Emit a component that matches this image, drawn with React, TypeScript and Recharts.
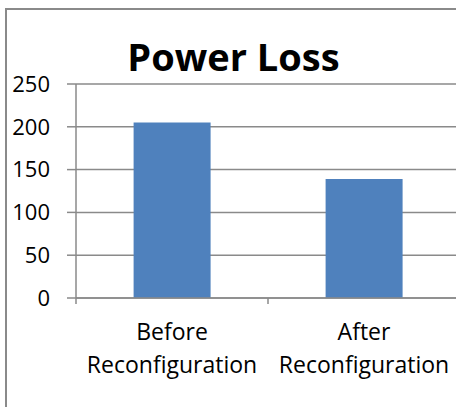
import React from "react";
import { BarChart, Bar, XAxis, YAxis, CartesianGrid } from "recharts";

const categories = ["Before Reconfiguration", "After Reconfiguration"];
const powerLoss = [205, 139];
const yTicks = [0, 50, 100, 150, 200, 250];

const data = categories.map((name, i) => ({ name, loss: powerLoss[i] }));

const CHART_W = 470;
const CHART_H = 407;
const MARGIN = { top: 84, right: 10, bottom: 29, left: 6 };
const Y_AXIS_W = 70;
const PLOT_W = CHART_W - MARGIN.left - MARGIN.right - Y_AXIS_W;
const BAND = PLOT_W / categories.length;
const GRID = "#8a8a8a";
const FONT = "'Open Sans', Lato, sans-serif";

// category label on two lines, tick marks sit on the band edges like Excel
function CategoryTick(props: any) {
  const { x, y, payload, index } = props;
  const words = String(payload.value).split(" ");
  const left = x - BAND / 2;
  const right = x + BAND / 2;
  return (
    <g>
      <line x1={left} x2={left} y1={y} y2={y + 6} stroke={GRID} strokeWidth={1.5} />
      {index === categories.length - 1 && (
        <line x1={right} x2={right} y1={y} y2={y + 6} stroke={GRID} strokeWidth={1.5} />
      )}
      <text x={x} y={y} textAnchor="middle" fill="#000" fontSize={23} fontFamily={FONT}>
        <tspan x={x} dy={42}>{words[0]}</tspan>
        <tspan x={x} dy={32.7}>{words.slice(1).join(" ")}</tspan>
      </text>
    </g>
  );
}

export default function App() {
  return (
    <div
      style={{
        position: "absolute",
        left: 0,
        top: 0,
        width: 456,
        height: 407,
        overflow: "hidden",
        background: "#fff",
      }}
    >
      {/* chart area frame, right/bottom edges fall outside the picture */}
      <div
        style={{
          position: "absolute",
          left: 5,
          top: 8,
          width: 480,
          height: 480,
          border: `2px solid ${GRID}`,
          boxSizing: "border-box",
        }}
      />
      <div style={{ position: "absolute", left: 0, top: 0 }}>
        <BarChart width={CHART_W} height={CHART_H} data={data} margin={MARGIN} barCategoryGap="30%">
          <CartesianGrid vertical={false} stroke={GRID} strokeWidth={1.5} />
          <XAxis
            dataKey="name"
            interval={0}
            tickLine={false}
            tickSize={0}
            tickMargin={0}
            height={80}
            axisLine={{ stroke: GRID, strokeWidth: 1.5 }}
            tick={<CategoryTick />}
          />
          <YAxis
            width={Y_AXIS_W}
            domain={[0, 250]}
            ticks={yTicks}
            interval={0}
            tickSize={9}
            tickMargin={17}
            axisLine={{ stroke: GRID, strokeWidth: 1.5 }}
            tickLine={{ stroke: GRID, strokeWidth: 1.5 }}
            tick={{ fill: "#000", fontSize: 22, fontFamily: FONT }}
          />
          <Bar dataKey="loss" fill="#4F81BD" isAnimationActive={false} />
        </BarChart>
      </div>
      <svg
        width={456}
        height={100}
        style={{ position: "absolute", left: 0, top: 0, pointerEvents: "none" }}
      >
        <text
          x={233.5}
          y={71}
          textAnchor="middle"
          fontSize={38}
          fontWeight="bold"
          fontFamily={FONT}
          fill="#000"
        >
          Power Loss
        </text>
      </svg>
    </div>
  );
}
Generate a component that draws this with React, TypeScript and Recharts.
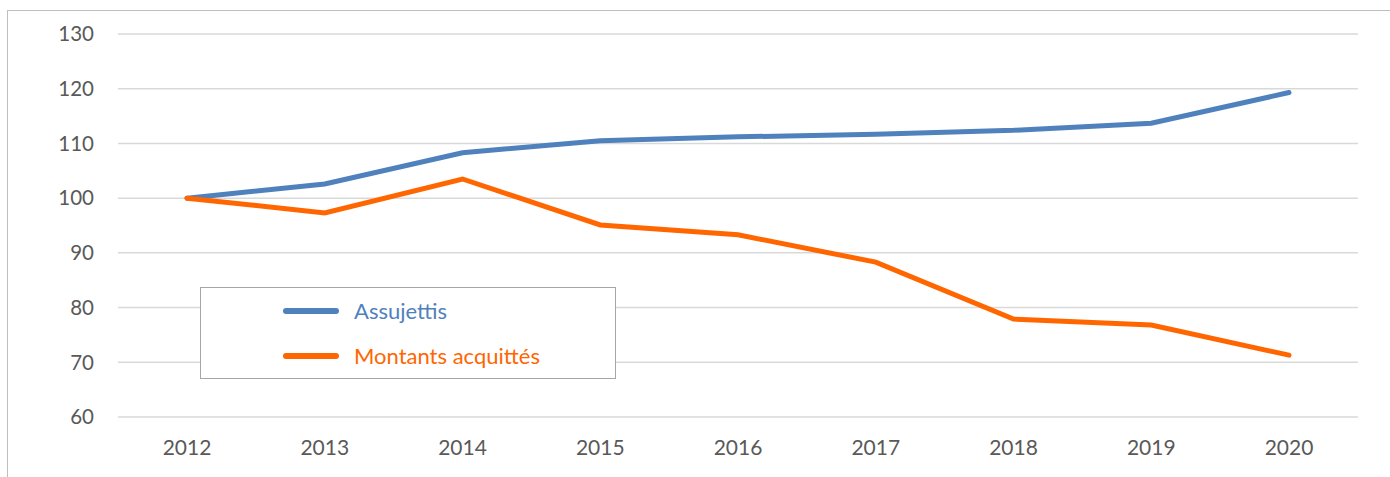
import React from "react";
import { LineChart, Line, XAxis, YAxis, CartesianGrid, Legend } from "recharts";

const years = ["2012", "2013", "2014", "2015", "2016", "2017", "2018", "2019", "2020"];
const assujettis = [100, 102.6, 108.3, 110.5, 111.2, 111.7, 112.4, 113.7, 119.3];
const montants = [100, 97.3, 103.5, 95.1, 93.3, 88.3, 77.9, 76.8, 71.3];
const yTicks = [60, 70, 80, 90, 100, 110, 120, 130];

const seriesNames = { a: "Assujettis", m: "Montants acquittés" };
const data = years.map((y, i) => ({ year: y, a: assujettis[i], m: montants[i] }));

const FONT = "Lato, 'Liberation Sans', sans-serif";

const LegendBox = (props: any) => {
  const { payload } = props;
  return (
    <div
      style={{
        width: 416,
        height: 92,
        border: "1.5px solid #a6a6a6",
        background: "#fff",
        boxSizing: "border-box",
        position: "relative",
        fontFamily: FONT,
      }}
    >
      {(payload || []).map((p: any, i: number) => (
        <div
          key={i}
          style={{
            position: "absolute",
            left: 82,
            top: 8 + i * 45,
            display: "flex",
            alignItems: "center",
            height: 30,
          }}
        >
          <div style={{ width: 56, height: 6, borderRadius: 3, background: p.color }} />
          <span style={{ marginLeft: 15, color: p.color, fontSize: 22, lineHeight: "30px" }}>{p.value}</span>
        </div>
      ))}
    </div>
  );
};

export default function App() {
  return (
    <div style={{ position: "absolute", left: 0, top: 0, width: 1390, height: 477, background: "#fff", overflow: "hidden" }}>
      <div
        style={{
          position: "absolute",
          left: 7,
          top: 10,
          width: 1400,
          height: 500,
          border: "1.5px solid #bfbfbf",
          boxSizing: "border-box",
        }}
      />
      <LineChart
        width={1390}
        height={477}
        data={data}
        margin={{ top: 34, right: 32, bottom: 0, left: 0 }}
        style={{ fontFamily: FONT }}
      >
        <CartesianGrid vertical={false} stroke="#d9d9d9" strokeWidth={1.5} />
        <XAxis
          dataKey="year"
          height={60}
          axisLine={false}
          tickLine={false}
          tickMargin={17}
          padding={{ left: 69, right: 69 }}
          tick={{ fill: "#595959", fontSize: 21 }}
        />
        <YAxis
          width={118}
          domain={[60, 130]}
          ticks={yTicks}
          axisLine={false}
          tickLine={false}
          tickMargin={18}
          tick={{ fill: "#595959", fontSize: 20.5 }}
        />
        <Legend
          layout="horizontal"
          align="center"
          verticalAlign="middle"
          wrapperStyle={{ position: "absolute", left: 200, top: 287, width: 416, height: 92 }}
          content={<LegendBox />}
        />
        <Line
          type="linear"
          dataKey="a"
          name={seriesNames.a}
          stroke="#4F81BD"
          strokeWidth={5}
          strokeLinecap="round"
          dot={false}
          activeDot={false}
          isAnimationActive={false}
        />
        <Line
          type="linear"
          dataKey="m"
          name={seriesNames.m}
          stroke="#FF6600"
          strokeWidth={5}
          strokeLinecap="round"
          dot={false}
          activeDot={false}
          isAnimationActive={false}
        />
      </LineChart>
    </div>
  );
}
+++
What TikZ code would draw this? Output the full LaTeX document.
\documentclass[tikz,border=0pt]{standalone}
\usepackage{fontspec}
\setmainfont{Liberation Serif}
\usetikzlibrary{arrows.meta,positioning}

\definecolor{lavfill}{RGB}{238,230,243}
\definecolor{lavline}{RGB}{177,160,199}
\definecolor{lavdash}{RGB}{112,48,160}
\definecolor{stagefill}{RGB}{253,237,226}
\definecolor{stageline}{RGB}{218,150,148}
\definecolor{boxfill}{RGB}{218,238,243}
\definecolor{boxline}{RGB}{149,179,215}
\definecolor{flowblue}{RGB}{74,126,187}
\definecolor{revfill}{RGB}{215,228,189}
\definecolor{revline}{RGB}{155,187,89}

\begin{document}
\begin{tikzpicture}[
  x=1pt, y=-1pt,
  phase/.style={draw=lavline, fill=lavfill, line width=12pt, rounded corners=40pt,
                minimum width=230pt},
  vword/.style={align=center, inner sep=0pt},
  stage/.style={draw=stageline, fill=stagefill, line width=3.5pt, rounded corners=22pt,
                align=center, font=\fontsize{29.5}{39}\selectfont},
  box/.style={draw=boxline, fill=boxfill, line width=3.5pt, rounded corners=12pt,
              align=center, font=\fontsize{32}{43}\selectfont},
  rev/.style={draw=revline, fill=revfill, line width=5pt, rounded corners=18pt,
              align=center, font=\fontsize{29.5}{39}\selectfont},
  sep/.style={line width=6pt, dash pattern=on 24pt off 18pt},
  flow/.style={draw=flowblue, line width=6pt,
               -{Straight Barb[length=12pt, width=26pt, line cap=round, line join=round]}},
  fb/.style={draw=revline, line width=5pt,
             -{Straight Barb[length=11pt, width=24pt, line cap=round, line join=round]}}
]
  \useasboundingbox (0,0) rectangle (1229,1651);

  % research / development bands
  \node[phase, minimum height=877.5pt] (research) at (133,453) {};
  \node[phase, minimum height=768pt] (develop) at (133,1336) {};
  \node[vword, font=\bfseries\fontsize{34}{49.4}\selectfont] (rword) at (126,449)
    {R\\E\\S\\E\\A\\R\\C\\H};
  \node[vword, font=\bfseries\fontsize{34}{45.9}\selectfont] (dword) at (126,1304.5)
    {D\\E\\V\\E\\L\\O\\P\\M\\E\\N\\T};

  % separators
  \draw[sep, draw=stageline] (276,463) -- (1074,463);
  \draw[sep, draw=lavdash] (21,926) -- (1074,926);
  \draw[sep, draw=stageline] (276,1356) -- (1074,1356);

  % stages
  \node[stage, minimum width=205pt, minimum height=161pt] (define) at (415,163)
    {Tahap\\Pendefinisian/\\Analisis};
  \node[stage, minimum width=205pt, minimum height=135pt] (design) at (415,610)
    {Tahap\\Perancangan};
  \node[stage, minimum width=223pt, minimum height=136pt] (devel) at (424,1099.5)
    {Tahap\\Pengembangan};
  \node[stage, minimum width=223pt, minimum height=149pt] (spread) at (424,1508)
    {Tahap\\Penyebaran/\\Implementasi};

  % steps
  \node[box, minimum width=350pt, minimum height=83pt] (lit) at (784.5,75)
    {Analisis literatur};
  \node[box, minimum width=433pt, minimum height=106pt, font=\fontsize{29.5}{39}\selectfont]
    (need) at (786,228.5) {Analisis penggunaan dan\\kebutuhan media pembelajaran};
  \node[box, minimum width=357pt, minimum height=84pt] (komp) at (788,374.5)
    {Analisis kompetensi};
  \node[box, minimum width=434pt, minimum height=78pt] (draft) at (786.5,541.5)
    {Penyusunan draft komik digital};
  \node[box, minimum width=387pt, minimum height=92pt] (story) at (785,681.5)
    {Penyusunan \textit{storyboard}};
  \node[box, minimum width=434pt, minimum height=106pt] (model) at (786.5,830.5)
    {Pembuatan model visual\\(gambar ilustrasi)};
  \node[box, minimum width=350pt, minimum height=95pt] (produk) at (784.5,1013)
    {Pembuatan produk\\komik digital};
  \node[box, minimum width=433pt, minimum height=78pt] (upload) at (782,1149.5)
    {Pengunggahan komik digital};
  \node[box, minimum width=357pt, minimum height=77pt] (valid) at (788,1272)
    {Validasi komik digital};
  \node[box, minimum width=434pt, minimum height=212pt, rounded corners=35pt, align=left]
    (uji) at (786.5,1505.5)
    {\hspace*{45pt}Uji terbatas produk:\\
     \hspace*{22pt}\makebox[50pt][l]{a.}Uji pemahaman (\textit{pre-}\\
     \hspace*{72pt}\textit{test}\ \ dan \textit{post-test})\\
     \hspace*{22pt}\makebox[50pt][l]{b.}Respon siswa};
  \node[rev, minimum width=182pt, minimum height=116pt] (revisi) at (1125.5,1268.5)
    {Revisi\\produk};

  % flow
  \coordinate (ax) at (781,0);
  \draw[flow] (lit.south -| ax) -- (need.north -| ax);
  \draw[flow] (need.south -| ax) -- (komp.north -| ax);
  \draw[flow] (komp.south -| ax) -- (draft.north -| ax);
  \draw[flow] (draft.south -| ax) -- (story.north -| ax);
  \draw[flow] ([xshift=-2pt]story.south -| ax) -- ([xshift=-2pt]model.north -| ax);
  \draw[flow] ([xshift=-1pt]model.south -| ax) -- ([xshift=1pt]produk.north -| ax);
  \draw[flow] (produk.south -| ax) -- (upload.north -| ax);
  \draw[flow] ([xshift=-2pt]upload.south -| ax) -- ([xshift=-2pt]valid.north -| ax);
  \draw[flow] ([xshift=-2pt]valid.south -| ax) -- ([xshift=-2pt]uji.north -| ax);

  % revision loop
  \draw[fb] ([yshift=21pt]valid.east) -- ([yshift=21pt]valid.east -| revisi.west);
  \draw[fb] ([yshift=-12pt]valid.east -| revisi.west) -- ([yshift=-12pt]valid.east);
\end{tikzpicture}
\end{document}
+++
In the entries above, find every line holding the word "with" and copy it out.

[Solution to this exercise]
Emit a component that matches this image, drawn with React, TypeScript and Recharts.
Generate a component that draws this with React, TypeScript and Recharts.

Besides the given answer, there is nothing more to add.